C’est cette transition vers le durcissement de la dictature militaire de Gamal Abdel Nasser, au pouvoir de 1954 à sa mort, en 1970, qu’Alaa El Aswany nous relate à travers une myriade de personnages auxquels on s’attache au fil des chapitres de son roman foisonnant courant sur l’année 1964. Il y a là Lyda, la propriétaire du restaurant Artinos, lieu de retrouvailles nocturnes alcoolisées d’une bande d’intellectuels ; Abbas, l’avocat intègre ; Anas, le peintre, implacable contre Nasser et l’idolâtrie qui l’entoure ; Tony, le brillant chef d’entreprise paternaliste d’origine grecque ; Chantal, la libraire française qui a échappé aux expulsions qui ont suivi “l’agression tripartite de 1956” (France, Royaume-Uni, Israël) grâce à ses relations ; Carlo, le maître d’hôtel à l’éclatante beauté, tombeur de femmes mariées…

Les joutes verbales s’enchaînent, l’amitié prédomine mais le danger rôde, la surveillance de la police politique se fait pressante. “Nasser était honnête, courageux, il aimait son pays, explique Alaa El Aswany, mais, quelle que soit la personnalité du dictateur, la dictature, intrinsèquement xénophobe, engendre des crimes horribles et use de la théorie du complot. Le leader protège alors le peuple, qui l’idolâtre, comme j’ai tenté de l’analyser dans Le Syndrome de la dictature. Ainsi, même après la pire défaite de notre histoire, la guerre des Six-Jours, Nasser est resté au pouvoir. Il était notre père, et on ne peut jamais accepter que notre père soit humilié.”

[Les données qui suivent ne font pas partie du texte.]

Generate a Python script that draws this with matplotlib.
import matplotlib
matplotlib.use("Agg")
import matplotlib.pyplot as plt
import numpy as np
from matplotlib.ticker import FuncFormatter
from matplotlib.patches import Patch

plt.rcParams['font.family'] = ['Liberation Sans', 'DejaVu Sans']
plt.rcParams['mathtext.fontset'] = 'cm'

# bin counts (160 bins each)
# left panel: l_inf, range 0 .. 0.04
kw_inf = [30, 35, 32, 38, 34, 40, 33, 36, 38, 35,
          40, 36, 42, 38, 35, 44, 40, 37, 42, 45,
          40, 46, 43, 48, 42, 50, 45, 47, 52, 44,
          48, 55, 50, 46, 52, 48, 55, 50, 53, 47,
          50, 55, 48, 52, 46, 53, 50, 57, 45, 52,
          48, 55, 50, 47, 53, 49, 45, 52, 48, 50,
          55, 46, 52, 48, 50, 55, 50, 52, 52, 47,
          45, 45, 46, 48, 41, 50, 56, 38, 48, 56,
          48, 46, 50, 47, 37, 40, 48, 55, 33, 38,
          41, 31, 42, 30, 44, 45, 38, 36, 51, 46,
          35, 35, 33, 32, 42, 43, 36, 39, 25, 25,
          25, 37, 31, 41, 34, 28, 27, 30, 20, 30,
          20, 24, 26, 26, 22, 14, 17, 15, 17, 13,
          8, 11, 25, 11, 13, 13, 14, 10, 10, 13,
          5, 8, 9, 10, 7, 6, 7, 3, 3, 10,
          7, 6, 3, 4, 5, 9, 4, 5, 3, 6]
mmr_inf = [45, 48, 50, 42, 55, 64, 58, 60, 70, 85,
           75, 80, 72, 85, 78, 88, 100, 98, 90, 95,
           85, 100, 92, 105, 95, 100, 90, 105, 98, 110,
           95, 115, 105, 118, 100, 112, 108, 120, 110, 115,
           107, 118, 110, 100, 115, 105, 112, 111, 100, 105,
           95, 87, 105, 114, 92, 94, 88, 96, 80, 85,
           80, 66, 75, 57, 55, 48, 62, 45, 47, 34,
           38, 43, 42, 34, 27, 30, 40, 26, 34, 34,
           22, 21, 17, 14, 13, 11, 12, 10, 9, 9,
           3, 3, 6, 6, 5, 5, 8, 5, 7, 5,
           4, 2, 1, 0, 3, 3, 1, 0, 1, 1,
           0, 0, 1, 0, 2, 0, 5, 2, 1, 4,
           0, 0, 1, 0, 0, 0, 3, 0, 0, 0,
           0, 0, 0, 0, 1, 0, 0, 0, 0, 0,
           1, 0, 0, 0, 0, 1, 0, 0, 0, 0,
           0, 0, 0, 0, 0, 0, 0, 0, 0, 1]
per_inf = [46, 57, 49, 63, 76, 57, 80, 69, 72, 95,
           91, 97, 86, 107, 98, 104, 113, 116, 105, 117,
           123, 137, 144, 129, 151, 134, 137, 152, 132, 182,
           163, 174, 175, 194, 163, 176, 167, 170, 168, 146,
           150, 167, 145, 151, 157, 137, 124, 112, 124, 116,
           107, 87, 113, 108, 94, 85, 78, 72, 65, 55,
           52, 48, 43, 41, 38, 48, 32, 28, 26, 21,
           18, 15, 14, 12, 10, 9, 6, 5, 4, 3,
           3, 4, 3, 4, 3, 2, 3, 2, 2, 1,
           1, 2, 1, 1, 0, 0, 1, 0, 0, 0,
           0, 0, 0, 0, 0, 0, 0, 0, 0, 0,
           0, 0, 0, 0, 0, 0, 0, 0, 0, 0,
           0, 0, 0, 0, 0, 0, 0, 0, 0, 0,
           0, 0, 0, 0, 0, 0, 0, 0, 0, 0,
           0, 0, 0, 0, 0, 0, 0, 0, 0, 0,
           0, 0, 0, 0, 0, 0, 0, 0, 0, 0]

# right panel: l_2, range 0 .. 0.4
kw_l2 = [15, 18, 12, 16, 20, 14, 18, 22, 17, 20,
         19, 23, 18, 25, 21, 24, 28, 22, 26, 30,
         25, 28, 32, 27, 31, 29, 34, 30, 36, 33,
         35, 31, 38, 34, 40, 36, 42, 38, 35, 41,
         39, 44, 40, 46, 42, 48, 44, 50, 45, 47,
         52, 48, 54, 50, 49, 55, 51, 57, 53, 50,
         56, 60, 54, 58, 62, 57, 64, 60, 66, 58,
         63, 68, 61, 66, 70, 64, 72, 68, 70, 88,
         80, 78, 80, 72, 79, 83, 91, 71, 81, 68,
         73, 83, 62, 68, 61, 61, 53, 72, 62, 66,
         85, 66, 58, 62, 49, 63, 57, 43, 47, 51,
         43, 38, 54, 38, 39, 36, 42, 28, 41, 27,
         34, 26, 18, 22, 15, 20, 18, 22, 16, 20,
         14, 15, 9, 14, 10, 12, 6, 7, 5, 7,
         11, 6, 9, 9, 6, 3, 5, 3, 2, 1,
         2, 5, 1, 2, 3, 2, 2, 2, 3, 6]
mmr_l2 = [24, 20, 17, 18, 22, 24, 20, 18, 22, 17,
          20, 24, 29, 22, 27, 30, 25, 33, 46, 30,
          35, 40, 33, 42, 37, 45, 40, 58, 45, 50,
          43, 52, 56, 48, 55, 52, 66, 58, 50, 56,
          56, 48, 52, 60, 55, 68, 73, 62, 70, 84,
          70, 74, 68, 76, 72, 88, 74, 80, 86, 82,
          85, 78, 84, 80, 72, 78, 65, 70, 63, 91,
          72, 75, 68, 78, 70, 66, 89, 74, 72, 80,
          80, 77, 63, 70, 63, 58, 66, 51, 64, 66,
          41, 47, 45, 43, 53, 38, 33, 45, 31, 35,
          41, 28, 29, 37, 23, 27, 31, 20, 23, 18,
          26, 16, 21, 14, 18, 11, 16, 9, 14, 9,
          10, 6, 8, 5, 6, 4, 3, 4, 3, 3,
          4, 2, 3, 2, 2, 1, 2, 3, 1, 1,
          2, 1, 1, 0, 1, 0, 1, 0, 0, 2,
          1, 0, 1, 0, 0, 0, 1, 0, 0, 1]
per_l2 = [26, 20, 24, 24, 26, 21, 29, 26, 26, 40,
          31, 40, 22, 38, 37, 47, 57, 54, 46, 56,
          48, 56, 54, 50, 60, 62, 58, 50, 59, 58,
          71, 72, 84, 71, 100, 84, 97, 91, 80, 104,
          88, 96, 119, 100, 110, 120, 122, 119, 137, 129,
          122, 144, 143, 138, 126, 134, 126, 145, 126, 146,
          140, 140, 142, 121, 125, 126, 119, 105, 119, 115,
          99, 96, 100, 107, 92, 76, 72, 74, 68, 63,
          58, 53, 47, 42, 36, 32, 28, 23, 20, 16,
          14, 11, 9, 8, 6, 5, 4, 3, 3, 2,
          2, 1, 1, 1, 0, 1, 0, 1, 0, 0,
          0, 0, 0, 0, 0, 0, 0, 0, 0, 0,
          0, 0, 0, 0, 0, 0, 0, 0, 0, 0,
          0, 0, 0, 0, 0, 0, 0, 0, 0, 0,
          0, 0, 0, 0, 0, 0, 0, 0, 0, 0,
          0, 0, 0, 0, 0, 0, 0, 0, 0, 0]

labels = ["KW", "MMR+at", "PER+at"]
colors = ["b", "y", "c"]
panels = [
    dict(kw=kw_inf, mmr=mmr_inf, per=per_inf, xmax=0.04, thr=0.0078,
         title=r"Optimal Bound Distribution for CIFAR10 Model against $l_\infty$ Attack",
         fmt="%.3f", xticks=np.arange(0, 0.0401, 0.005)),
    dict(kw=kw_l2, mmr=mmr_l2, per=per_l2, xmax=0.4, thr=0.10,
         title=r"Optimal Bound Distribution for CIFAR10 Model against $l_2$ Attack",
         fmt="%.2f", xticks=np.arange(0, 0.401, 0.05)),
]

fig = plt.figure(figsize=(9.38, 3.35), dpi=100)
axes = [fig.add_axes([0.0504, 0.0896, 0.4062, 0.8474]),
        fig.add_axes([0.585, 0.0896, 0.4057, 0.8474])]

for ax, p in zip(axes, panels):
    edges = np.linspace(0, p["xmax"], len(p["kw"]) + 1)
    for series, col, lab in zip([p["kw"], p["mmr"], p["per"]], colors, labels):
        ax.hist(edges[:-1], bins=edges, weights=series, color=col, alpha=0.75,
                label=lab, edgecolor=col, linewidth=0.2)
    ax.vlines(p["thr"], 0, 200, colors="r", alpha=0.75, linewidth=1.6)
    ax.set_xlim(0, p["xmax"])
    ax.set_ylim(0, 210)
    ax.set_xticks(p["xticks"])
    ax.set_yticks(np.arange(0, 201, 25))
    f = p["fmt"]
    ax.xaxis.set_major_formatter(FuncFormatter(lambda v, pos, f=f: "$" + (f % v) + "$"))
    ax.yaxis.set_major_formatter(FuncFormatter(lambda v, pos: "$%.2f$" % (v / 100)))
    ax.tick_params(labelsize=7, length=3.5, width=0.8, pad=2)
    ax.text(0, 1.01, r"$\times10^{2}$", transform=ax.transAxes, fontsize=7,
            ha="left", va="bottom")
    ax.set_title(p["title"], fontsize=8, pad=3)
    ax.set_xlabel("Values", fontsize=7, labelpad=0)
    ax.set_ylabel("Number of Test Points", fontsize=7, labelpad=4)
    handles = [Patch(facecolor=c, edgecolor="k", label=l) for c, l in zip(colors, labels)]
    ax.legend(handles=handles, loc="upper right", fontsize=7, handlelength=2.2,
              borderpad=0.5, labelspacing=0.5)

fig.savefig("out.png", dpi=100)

Et aujourd’hui ? “60 % de la population égyptienne, soit quelque 70 millions de personnes, a moins de 30 ans. Ces jeunes-là ont fait la révolution et vont la continuer, il n’y a pas de fatalité”, affirme un Aswany résolument optimiste. A ses yeux, il s’agirait donc d’une question de temps. En revanche, le conflit israélo-palestinien le terrifie. “C’est un moment très triste dans l’histoire du monde. Je suis à 100 % contre l’idéologie du Hamas et l’islam politique, mais ce drame dépasse tout cela. Tuer des civils est un crime de guerre. Personne ne sera capable d’éradiquer l’autre camp, il faut vivre ensemble. Et il n’y aura jamais de paix sans justice.”

Au soir d’Alexandrie, par Alaa El Aswany. Trad. de l’arabe (Egypte) par Gilles Gauthier. Actes Sud, 384 p., 23,50 €.